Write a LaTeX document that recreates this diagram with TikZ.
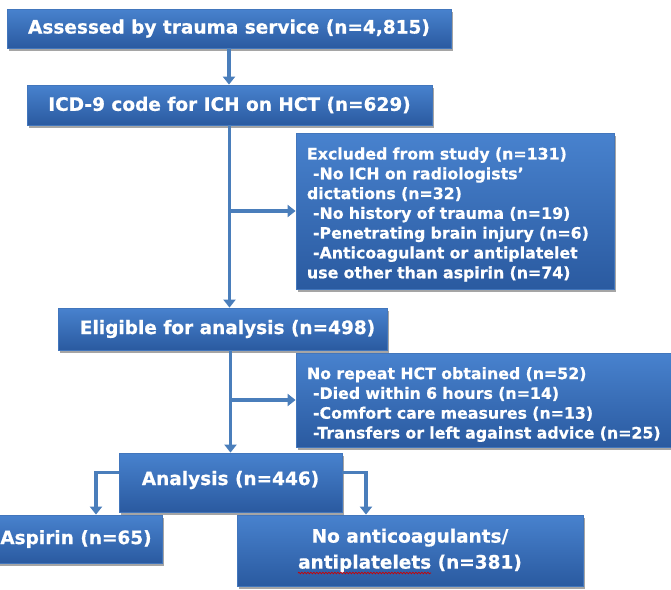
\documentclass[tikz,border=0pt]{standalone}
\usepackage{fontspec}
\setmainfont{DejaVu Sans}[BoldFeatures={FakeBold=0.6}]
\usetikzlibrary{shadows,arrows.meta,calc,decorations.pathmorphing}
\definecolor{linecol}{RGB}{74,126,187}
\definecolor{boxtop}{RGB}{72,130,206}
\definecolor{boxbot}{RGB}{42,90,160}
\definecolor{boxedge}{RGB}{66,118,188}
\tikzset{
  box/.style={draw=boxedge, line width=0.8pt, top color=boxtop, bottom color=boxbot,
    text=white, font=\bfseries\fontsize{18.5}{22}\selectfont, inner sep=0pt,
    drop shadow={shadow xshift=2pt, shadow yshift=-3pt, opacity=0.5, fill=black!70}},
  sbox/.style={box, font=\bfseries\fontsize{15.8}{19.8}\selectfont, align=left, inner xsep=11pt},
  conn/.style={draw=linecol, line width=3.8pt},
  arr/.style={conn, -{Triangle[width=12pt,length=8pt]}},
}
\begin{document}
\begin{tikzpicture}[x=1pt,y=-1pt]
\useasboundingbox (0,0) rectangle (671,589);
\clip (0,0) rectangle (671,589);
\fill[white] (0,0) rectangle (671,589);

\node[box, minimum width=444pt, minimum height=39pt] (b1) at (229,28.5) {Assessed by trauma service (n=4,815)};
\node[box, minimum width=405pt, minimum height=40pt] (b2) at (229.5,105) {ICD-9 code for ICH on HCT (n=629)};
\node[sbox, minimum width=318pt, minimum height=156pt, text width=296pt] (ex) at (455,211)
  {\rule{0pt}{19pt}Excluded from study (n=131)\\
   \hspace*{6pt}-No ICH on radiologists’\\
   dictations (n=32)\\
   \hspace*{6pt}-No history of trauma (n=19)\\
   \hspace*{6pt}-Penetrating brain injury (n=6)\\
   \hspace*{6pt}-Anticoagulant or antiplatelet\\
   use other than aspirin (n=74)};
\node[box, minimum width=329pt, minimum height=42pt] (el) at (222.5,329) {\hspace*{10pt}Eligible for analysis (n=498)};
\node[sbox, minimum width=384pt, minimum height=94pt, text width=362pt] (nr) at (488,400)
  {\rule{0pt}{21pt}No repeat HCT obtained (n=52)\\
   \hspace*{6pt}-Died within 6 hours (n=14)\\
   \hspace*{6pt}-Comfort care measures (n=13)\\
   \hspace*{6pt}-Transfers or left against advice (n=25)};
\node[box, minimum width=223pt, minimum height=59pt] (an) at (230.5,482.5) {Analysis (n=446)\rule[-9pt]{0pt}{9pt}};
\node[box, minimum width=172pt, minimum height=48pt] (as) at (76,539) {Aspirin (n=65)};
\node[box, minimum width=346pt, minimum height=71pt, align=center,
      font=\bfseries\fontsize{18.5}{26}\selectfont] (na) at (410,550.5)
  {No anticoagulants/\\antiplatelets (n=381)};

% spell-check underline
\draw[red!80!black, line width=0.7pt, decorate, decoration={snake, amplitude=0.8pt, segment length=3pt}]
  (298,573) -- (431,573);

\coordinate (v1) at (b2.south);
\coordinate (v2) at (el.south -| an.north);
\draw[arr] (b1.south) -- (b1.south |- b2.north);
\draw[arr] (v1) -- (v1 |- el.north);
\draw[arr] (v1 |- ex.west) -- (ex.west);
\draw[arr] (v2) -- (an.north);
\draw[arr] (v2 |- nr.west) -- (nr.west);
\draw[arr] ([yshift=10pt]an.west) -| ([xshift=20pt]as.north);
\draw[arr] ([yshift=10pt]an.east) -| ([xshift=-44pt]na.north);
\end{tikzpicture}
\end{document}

•••

(WRITTEN INSTRUCTION): Make an exact copy of the data above, pictures excluded.

(FINISHED EXERCISE):
Write a LaTeX document that recreates this diagram with TikZ.
\documentclass[tikz,border=0pt]{standalone}
\usepackage{fontspec}
\setmainfont{DejaVu Sans}[BoldFeatures={FakeBold=0.6}]
\usetikzlibrary{shadows,arrows.meta,calc,decorations.pathmorphing}
\definecolor{linecol}{RGB}{74,126,187}
\definecolor{boxtop}{RGB}{72,130,206}
\definecolor{boxbot}{RGB}{42,90,160}
\definecolor{boxedge}{RGB}{66,118,188}
\tikzset{
  box/.style={draw=boxedge, line width=0.8pt, top color=boxtop, bottom color=boxbot,
    text=white, font=\bfseries\fontsize{18.5}{22}\selectfont, inner sep=0pt,
    drop shadow={shadow xshift=2pt, shadow yshift=-3pt, opacity=0.5, fill=black!70}},
  sbox/.style={box, font=\bfseries\fontsize{15.8}{19.8}\selectfont, align=left, inner xsep=11pt},
  conn/.style={draw=linecol, line width=3.8pt},
  arr/.style={conn, -{Triangle[width=12pt,length=8pt]}},
}
\begin{document}
\begin{tikzpicture}[x=1pt,y=-1pt]
\useasboundingbox (0,0) rectangle (671,589);
\clip (0,0) rectangle (671,589);
\fill[white] (0,0) rectangle (671,589);

\node[box, minimum width=444pt, minimum height=39pt] (b1) at (229,28.5) {Assessed by trauma service (n=4,815)};
\node[box, minimum width=405pt, minimum height=40pt] (b2) at (229.5,105) {ICD-9 code for ICH on HCT (n=629)};
\node[sbox, minimum width=318pt, minimum height=156pt, text width=296pt] (ex) at (455,211)
  {\rule{0pt}{19pt}Excluded from study (n=131)\\
   \hspace*{6pt}-No ICH on radiologists’\\
   dictations (n=32)\\
   \hspace*{6pt}-No history of trauma (n=19)\\
   \hspace*{6pt}-Penetrating brain injury (n=6)\\
   \hspace*{6pt}-Anticoagulant or antiplatelet\\
   use other than aspirin (n=74)};
\node[box, minimum width=329pt, minimum height=42pt] (el) at (222.5,329) {\hspace*{10pt}Eligible for analysis (n=498)};
\node[sbox, minimum width=384pt, minimum height=94pt, text width=362pt] (nr) at (488,400)
  {\rule{0pt}{21pt}No repeat HCT obtained (n=52)\\
   \hspace*{6pt}-Died within 6 hours (n=14)\\
   \hspace*{6pt}-Comfort care measures (n=13)\\
   \hspace*{6pt}-Transfers or left against advice (n=25)};
\node[box, minimum width=223pt, minimum height=59pt] (an) at (230.5,482.5) {Analysis (n=446)\rule[-9pt]{0pt}{9pt}};
\node[box, minimum width=172pt, minimum height=48pt] (as) at (76,539) {Aspirin (n=65)};
\node[box, minimum width=346pt, minimum height=71pt, align=center,
      font=\bfseries\fontsize{18.5}{26}\selectfont] (na) at (410,550.5)
  {No anticoagulants/\\antiplatelets (n=381)};

% spell-check underline
\draw[red!80!black, line width=0.7pt, decorate, decoration={snake, amplitude=0.8pt, segment length=3pt}]
  (298,573) -- (431,573);

\coordinate (v1) at (b2.south);
\coordinate (v2) at (el.south -| an.north);
\draw[arr] (b1.south) -- (b1.south |- b2.north);
\draw[arr] (v1) -- (v1 |- el.north);
\draw[arr] (v1 |- ex.west) -- (ex.west);
\draw[arr] (v2) -- (an.north);
\draw[arr] (v2 |- nr.west) -- (nr.west);
\draw[arr] ([yshift=10pt]an.west) -| ([xshift=20pt]as.north);
\draw[arr] ([yshift=10pt]an.east) -| ([xshift=-44pt]na.north);
\end{tikzpicture}
\end{document}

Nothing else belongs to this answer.